The distinctive Passover foods imbue the holiday with a unique rhythm all its own. Breakfast without the quick fixes of cold cereal and bagels, or lunch with no sandwiches or pizza are more carefully planned and more leisurely eaten. The comfortable, relaxed mood that begins at the seder table with pillows and cushions remains with us through all the meals of the festival.

KOSHER FOR PASSOVER?

It all started simply enough. Following the commandments in Exodus 12:18–20 (“there shall be no leaven found in your houses . . . You shall eat nothing leavened”) meant getting rid of all traces of leavening, or
hametz
, and dining on matzoh during the holiday instead of leavened bread. And there was bread, and there was unleavened bread—the first Passover.

But soon the ancient Hebrews developed more sophisticated tastes. They made bread not just from barley, wheat, and spelt but also from rye and oats. And not just bread alone: cakes, porridge, crackers, and alcoholic beverages, too.
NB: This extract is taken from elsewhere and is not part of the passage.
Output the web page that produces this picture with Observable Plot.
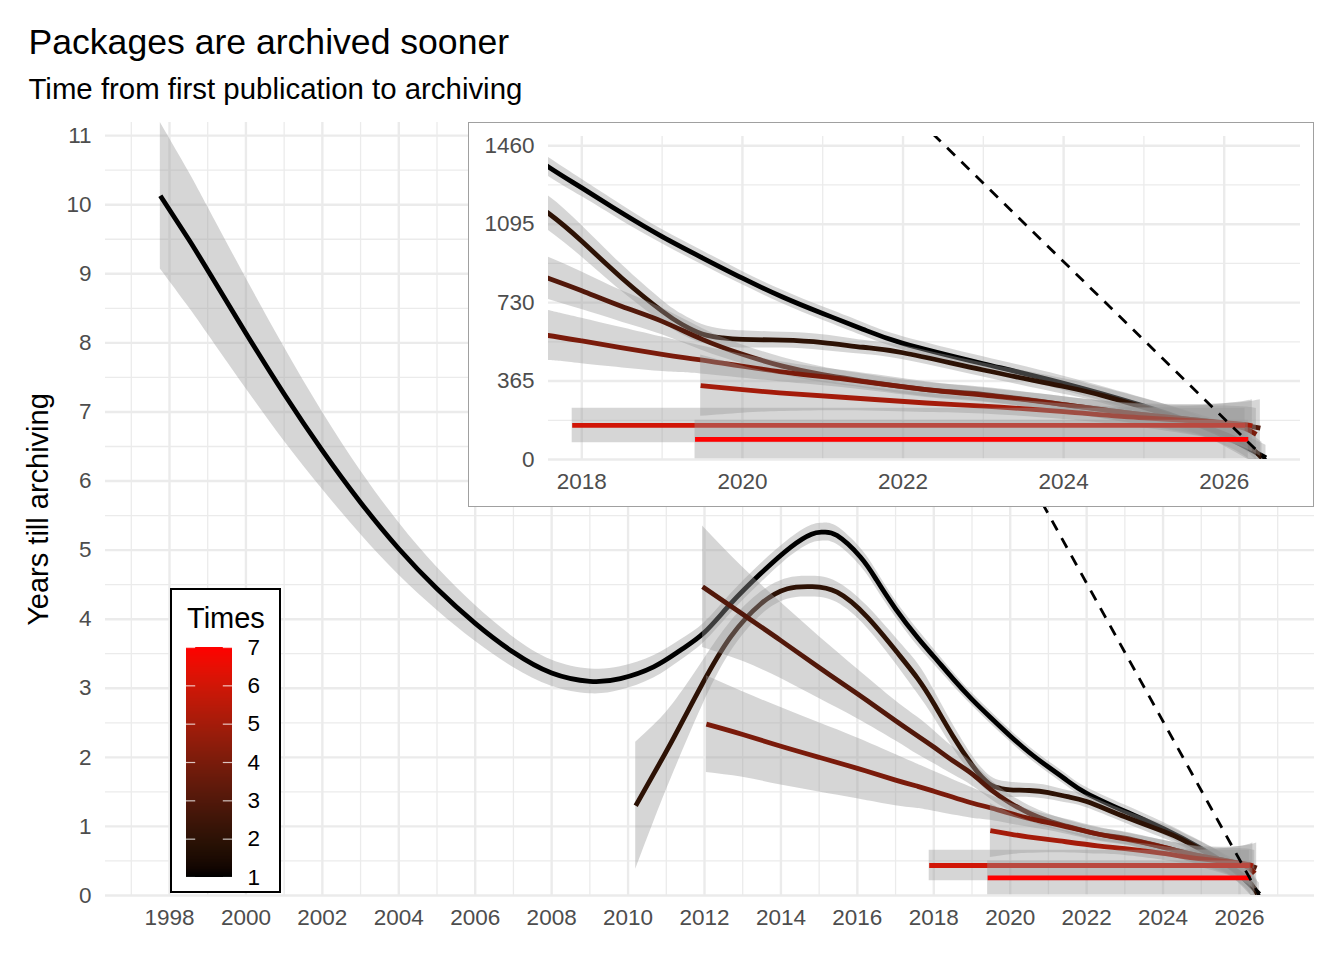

So to avoid confusion, in the Talmud the rabbis expanded the prohibition against eating leavening to a broader ban on any of the five grains mentioned above in any form except matzoh and matzoh products. They reasoned that those grains, even when mixed with just cool water, would begin to rise naturally through contact with airborne wild yeasts (similar to sourdough starters) after a short period of time (this was later determined to be eighteen minutes). So only matzoh, prepared from start to finish in fewer than eighteen minutes, under rabbinic supervision, can be guaranteed unleavened, and, therefore, kosher for Passover. Everything else derived from those grains is hametz: flatbreads, cereals, cookies, grain-based extracts, vinegar, and alcoholic products such as beer and malt. Of course, yeast, a form of leavening, and yeast products are prohibited also.